Говорили они и о продолжительности человеческой жизни. Толстовская дочь Таня уверенно заявила, что будет жить долго, потому что представляет прославленный род. Лев Николаевич прервал ее, категорично прикрикнув: «Не говори! Я знал двоих — Страхова и Захарьина, — которые говорили, что я, Лев Николаевич, долго буду жить».
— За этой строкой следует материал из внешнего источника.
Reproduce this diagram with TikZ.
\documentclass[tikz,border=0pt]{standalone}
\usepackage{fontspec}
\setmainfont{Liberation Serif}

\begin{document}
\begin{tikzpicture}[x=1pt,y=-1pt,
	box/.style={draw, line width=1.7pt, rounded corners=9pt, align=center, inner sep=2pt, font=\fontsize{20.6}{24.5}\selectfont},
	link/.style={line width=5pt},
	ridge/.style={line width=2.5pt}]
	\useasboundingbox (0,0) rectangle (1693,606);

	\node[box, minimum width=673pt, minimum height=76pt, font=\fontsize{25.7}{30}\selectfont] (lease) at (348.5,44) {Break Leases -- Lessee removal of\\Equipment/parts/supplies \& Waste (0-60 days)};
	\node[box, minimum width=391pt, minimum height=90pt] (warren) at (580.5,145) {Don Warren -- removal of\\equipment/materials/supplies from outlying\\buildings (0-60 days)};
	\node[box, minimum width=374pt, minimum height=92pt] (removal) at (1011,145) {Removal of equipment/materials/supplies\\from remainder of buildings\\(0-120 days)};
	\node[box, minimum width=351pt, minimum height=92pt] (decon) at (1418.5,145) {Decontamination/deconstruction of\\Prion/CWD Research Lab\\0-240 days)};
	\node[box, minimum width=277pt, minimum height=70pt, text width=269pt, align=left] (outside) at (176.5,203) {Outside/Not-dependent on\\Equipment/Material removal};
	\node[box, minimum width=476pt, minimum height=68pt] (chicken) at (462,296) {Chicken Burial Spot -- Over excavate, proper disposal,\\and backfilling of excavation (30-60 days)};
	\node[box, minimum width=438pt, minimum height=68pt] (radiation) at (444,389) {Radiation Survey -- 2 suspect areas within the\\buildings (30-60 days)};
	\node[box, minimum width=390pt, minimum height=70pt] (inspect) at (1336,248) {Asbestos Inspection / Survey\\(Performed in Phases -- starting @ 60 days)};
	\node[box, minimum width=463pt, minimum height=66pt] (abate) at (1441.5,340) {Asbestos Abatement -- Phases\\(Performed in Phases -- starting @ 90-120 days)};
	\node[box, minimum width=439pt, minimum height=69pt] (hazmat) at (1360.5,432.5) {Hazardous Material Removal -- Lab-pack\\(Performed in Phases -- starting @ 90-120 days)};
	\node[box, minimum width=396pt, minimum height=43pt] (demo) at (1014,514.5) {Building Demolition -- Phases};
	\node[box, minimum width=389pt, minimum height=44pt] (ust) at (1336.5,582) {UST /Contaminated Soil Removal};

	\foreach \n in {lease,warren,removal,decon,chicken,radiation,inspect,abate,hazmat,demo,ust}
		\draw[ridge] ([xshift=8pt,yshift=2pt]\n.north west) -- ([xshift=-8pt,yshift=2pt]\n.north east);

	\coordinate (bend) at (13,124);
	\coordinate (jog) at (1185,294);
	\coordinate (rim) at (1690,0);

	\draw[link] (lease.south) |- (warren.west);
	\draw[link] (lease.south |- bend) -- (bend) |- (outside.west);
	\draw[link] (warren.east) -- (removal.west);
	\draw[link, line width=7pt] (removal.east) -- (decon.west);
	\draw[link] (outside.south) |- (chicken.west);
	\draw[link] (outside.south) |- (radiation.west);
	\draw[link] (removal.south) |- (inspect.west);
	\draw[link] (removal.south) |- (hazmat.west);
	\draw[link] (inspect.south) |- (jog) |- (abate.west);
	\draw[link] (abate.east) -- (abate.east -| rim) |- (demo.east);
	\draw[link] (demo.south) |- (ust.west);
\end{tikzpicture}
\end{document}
Как-то вечером Толстой прочел рассказ Наживина «Мой учитель», навеянный теософскими верованиями индусов. «Если человек замурует себя в подземелье и умрет там, полный великой мыслью, то мысль эта пройдет через гранитную толщу подземелья и охватит все человечество». Лев Николаевич восхищался этой мудростью. Если вся сила заключалась в духовном, размышлял
он, то материальное не может препятствовать проявлению духовного. Зять писателя, Сухотин, возражал, говоря, что ведь это тогда мистицизм. «Называйте, как хотите», — парировал Толстой, веруя в самостоятельное существование мысли не иносказательно, а в прямом смысле. Когда писателя спрашивали: «Но все-таки материальное вы признаете необходимым для проявления духовного?» — он категорично отвечал: «Может быть, это покажется парадоксальным, но я этой необходимости признать не могу». Толстой не отрицал своего мистицизма, верил в жизнь после смерти, или в метемпсихоз, более того, — в индивидуальное посмертное существование, а не в нирвану или слияние с мировой душой.